The next step was to dig into why those 7% of users would be very disappointed without the product. At the time, Lookout offered a variety of services from helping you find your lost phone to protecting it with a firewall. But Sean found that the “very disappointed” users only cared about the antivirus functionality.

“Now we know that antivirus was what people really valued,” Sean explains. “So step one was to just reposition the product on antivirus… By setting the right expectations around it upfront, you’re going to bring in the right people. The second thing we did was streamline onboarding so that the first thing the user did after signing up for the product was set up the antivirus protection. Then you got a message saying you’re now protected from viruses”

Sean continues:

“It was really the combination of those two things: setting the right expectations and then speed to value. The next cohort of people we surveyed was at 40% saying they’d be very disappointed without the product… Six months later it was 60%, and then they hit a $1 billion valuation four or five years later.”

That change from 7% to 40% only took two weeks. Sean explains:

“Ultimately moving retention is really hard but it’s usually more a function of onboarding to the right user experience than it is about the kind of tactical things that people try to do to improve retention. Until you deeply understand [why you have] product/market fit, you don’t have the tools to grow the business. So that’s really the first step: dig in and figure out who considers [your product] a must have? How are they using the product? What did they use before? What problem are they solving?”

One of Sean’s favorite questions for users is, “What is the primary benefit you get?” Then he asks, “Why is that benefit important to you?”

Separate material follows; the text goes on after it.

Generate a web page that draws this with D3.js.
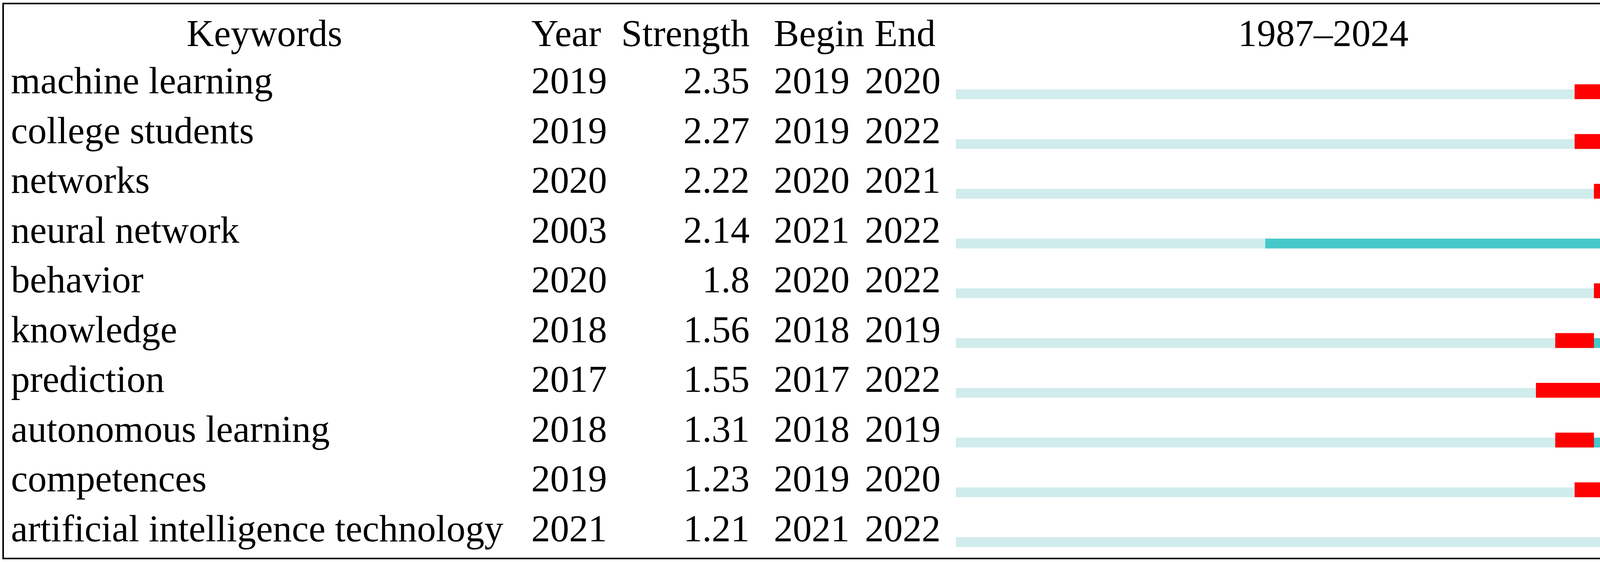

This context is really important. He explains why:

“When you really dig into the context of why that must-have benefit is important to people, you start to get the ingredients to build that flywheel that leads to long-term sustainable growth… Make sure your product roadmap is doubling down on the things that are important to your must-have customers, your onboarding is bringing new people to the right experience, your messaging is setting the right expectations, your acquisition campaigns are targeting people who actually have the need. It’s all about getting the right people to the right experience. And then even your engagement loop is just about reinforcing how to get people to experience that benefit more often.”